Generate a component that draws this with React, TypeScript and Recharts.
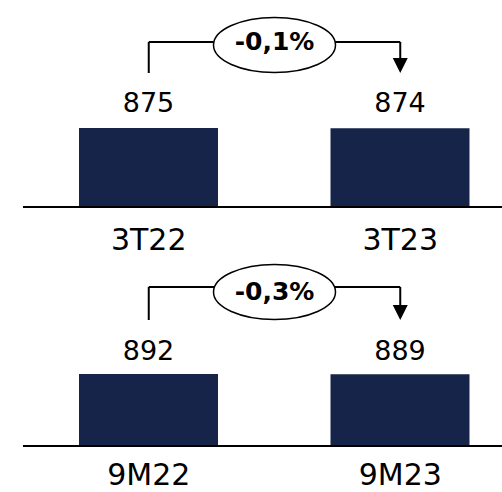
import React from 'react';
import { ComposedChart, Bar, Line, XAxis, YAxis, LabelList } from 'recharts';

// Data
const topCategories = ['3T22', '3T23'];
const topValues = [875, 874];
const bottomCategories = ['9M22', '9M23'];
const bottomValues = [892, 889];

const BAR_COLOR = '#172449';
const FONT = '"DejaVu Sans", sans-serif';

const pctLabel = (values: number[]) => {
  const pct = ((values[1] - values[0]) / values[0]) * 100;
  return `${pct.toFixed(1).replace('.', ',')}%`;
};

interface PanelProps {
  categories: string[];
  values: number[];
  top: number;
  yMax: number;
  marginTop: number;
  marginBottom: number;
  tickMargin: number;
  labelOffset: number;
  riser: number;
  ellipseDy: number;
  textDy: number;
}

const Panel: React.FC<PanelProps> = ({
  categories,
  values,
  top,
  yMax,
  marginTop,
  marginBottom,
  tickMargin,
  labelOffset,
  riser,
  ellipseDy,
  textDy,
}) => {
  const data = categories.map((cat, i) => ({ cat, value: values[i], level: yMax }));
  const change = pctLabel(values);

  // bracket: riser on the first bar, arrow + bubble on the second
  const renderDot = (props: any) => {
    const { cx, cy, index, points } = props;
    if (index === 0) {
      return <line key="r0" x1={cx} y1={cy} x2={cx} y2={cy + riser} stroke="#000" strokeWidth={2} />;
    }
    const prev = points && points[0] ? points[0] : { x: cx - 251.5, y: cy };
    const mx = (prev.x + cx) / 2;
    return (
      <g key="r1">
        <line x1={cx} y1={cy} x2={cx} y2={cy + riser - 12} stroke="#000" strokeWidth={2} />
        <polygon points={`${cx - 7.5},${cy + riser - 15} ${cx + 7.5},${cy + riser - 15} ${cx},${cy + riser}`} fill="#000" />
        <ellipse cx={mx} cy={cy + ellipseDy} rx={61} ry={27.5} fill="#fff" stroke="#000" strokeWidth={1.5} />
        <text x={mx} y={cy + textDy} textAnchor="middle" fontFamily={FONT} fontWeight="bold" fontSize={25} fill="#000">
          {change}
        </text>
      </g>
    );
  };

  return (
    <div style={{ position: 'absolute', left: 0, top }}>
      <ComposedChart
        width={530}
        height={262}
        data={data}
        margin={{ top: marginTop, right: 4, bottom: marginBottom, left: 23 }}
        style={{ overflow: 'visible' }}
      >
        <XAxis
          dataKey="cat"
          axisLine={{ stroke: '#000', strokeWidth: 2 }}
          tickLine={false}
          tickMargin={tickMargin}
          height={30}
          tick={{ fill: '#000', fontSize: 30, fontFamily: FONT }}
          interval={0}
        />
        <YAxis hide domain={[0, yMax]} />
        <Bar dataKey="value" fill={BAR_COLOR} barSize={139} isAnimationActive={false}>
          <LabelList
            dataKey="value"
            position="top"
            offset={labelOffset}
            fill="#000"
            fontSize={27}
            fontFamily={FONT}
          />
        </Bar>
        <Line
          dataKey="level"
          stroke="#000"
          strokeWidth={2}
          dot={renderDot}
          activeDot={false}
          isAnimationActive={false}
        />
      </ComposedChart>
    </div>
  );
};

export default function App() {
  return (
    <div
      style={{
        position: 'absolute',
        left: 0,
        top: 0,
        width: 502,
        height: 492,
        overflow: 'hidden',
        background: '#fff',
      }}
    >
      <Panel
        categories={topCategories}
        values={topValues}
        top={0}
        yMax={1830}
        marginTop={42}
        marginBottom={25}
        tickMargin={16}
        labelOffset={16}
        riser={31}
        ellipseDy={3}
        textDy={8}
      />
      <Panel
        categories={bottomCategories}
        values={bottomValues}
        top={246}
        yMax={1970}
        marginTop={41}
        marginBottom={32}
        tickMargin={12}
        labelOffset={14}
        riser={33}
        ellipseDy={5}
        textDy={13}
      />
    </div>
  );
}
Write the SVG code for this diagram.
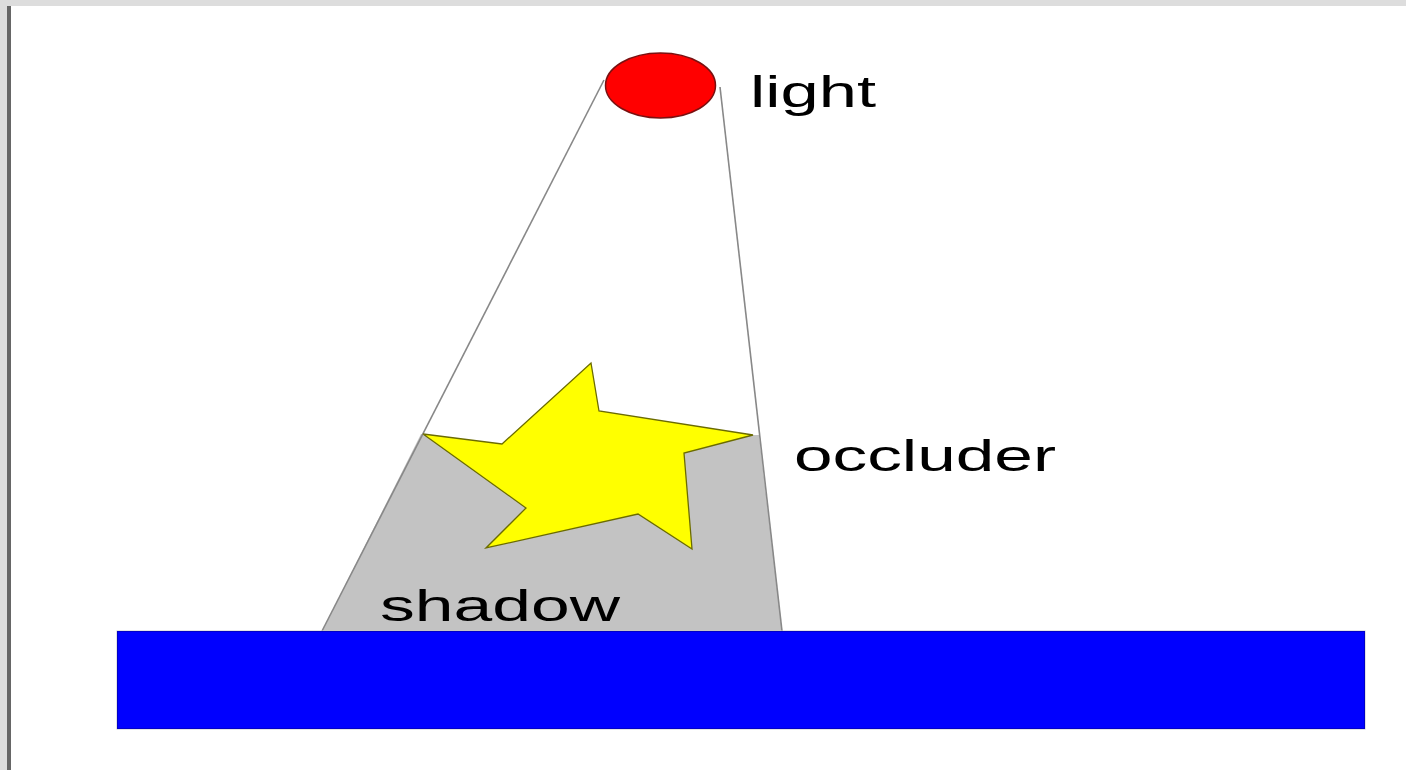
<svg xmlns="http://www.w3.org/2000/svg" width="1406" height="770" viewBox="0 0 1406 770">
<style>
.lbl{font-family:"Liberation Sans",Arial,sans-serif;font-size:44px;fill:#000}
.ray{stroke:#888;stroke-width:1.6;fill:none}
</style>
<rect x="0" y="0" width="1406" height="770" fill="#ffffff"/>
<rect x="0" y="0" width="1406" height="6" fill="#dddddd"/>
<rect x="0" y="6" width="7" height="764" fill="#dddddd"/>
<rect x="7" y="6" width="4" height="764" fill="#666666"/>
<g id="shadow">
<polygon points="421,434 423,434 526,508 486,548 638,514 692,549 684,453 753,435 759,435 782,631 322,631" fill="#c3c3c3"/>
<text class="lbl" x="380" y="621" textLength="240" lengthAdjust="spacingAndGlyphs">shadow</text>
</g>
<g id="connectors">
<line class="ray" x1="604" y1="80" x2="322" y2="631"/>
<line class="ray" x1="720" y1="87" x2="782" y2="631"/>
</g>
<g id="ground">
<rect x="116.5" y="630.5" width="1249" height="99" fill="#c8c8c8"/>
<rect x="117.5" y="631.5" width="1247" height="97" fill="#0000ff" stroke="#0000c8" stroke-width="1"/>
</g>
<g id="occluder">
<polygon points="423,434 502,444 591,363 599,411 753,435 684,453 692,549 638,514 486,548 526,508" fill="#ffff00" stroke="#6b6b00" stroke-width="1.3" stroke-linejoin="miter"/>
<text class="lbl" x="794" y="471" textLength="262" lengthAdjust="spacingAndGlyphs">occluder</text>
</g>
<g id="light">
<ellipse cx="660.5" cy="85.5" rx="55" ry="32.5" fill="#ff0000" stroke="#7a1010" stroke-width="1.5"/>
<text class="lbl" x="750" y="107" textLength="126" lengthAdjust="spacingAndGlyphs">light</text>
</g>
</svg>
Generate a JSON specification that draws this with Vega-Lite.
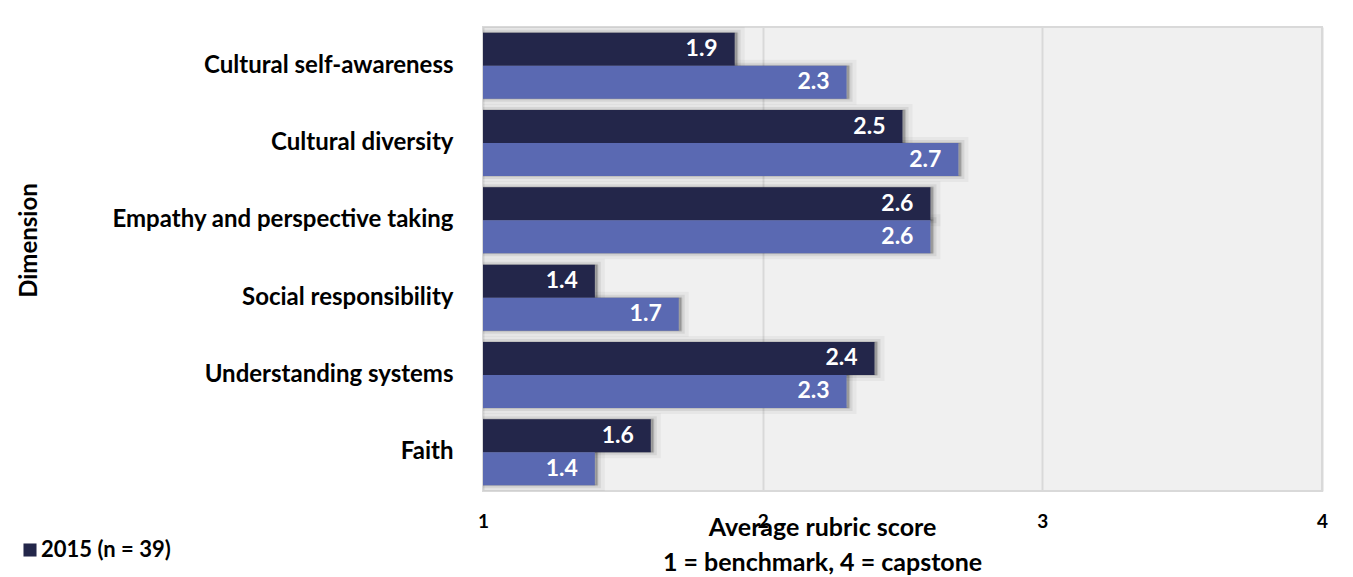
{
  "$schema": "https://vega.github.io/schema/vega-lite/v6.json",
  "autosize": "none",
  "width": 839,
  "height": 464,
  "padding": {"left": 483, "top": 27, "right": 31, "bottom": 86},
  "background": "white",
  "config": {
    "font": "Lato",
    "view": {"fill": "#f0f0f0", "stroke": "#d9d9d9", "strokeWidth": 2},
    "axis": {"labelFont": "Lato", "titleFont": "Lato"}
  },
  "data": {
    "values": [
      {"dimension": "Cultural self-awareness", "cohort": "2015 (n = 39)", "score": 1.9},
      {"dimension": "Cultural self-awareness", "cohort": "Later cohort", "score": 2.3},
      {"dimension": "Cultural diversity", "cohort": "2015 (n = 39)", "score": 2.5},
      {"dimension": "Cultural diversity", "cohort": "Later cohort", "score": 2.7},
      {"dimension": "Empathy and perspective taking", "cohort": "2015 (n = 39)", "score": 2.6},
      {"dimension": "Empathy and perspective taking", "cohort": "Later cohort", "score": 2.6},
      {"dimension": "Social responsibility", "cohort": "2015 (n = 39)", "score": 1.4},
      {"dimension": "Social responsibility", "cohort": "Later cohort", "score": 1.7},
      {"dimension": "Understanding systems", "cohort": "2015 (n = 39)", "score": 2.4},
      {"dimension": "Understanding systems", "cohort": "Later cohort", "score": 2.3},
      {"dimension": "Faith", "cohort": "2015 (n = 39)", "score": 1.6},
      {"dimension": "Faith", "cohort": "Later cohort", "score": 1.4}
    ]
  },
  "encoding": {
    "y": {
      "field": "dimension",
      "type": "nominal",
      "sort": null,
      "scale": {"paddingInner": 0.146, "paddingOuter": 0.074},
      "axis": {
        "title": "Dimension",
        "titleFontSize": 24,
        "titleFontWeight": "bold",
        "titleColor": "black",
        "titleAngle": -90,
        "titleAlign": "center",
        "titleBaseline": "middle",
        "titleX": -454,
        "titleY": 213,
        "labelFontSize": 24,
        "labelFontWeight": "bold",
        "labelColor": "black",
        "labelLimit": 0,
        "labelPadding": 30,
        "ticks": false,
        "domain": false,
        "grid": false
      }
    },
    "yOffset": {"field": "cohort", "type": "nominal", "sort": ["2015 (n = 39)", "Later cohort"]},
    "x": {
      "field": "score",
      "type": "quantitative",
      "scale": {"domain": [1, 4], "nice": false, "zero": false},
      "axis": {
        "values": [1, 2, 3, 4],
        "format": "d",
        "title": ["Average rubric score", "1 = benchmark, 4 = capstone"],
        "titleFontSize": 25,
        "titleFontWeight": "bold",
        "titleColor": "black",
        "titleLineHeight": 35,
        "titleAlign": "center",
        "titleBaseline": "top",
        "titleX": 339,
        "titleY": 24,
        "labelFontSize": 19,
        "labelFontWeight": "bold",
        "labelColor": "black",
        "labelBaseline": "middle",
        "labelFlush": false,
        "labelPadding": 30,
        "ticks": false,
        "domain": false,
        "grid": true,
        "gridColor": "#d9d9d9",
        "gridWidth": 2
      }
    }
  },
  "layer": [
    {
      "mark": {"type": "bar", "clip": true, "fill": "#000000", "fillOpacity": 0.05, "stroke": "#000000", "strokeOpacity": 0.04, "strokeWidth": 12, "xOffset": 4},
      "encoding": {"x2": {"datum": 1}}
    },
    {
      "mark": {"type": "bar", "clip": true, "fill": "#000000", "fillOpacity": 0.08, "stroke": "#000000", "strokeOpacity": 0.07, "strokeWidth": 6, "xOffset": 3},
      "encoding": {"x2": {"datum": 1}}
    },
    {
      "mark": {"type": "bar", "clip": true, "fill": "#000000", "fillOpacity": 0.12, "stroke": "#000000", "strokeOpacity": 0.1, "strokeWidth": 2, "xOffset": 2},
      "encoding": {"x2": {"datum": 1}}
    },
    {
      "mark": {"type": "bar"},
      "encoding": {
        "x2": {"datum": 1},
        "color": {
          "field": "cohort",
          "type": "nominal",
          "scale": {"domain": ["2015 (n = 39)", "Later cohort"], "range": ["#23264a", "#5a69b2"]},
          "legend": {
            "values": ["2015 (n = 39)"],
            "title": null,
            "orient": "none",
            "legendX": -464,
            "legendY": 512,
            "symbolType": "square",
            "symbolSize": 170,
            "symbolStrokeWidth": 0,
            "labelFontSize": 22,
            "labelFontWeight": "bold",
            "labelColor": "black",
            "labelFont": "Lato",
            "labelOffset": 0
          }
        }
      }
    },
    {
      "mark": {"type": "text", "align": "right", "baseline": "middle", "dx": -17, "color": "white", "fontSize": 23, "fontWeight": "bold"},
      "encoding": {
        "text": {"field": "score", "type": "quantitative", "format": ".1f"}
      }
    }
  ]
}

====

# Requirement:
Copy every line above that holds the word "Generate".

# Expected answer:
Generate a component that draws this with React, TypeScript and Recharts.
Generate a JSON specification that draws this with Vega-Lite.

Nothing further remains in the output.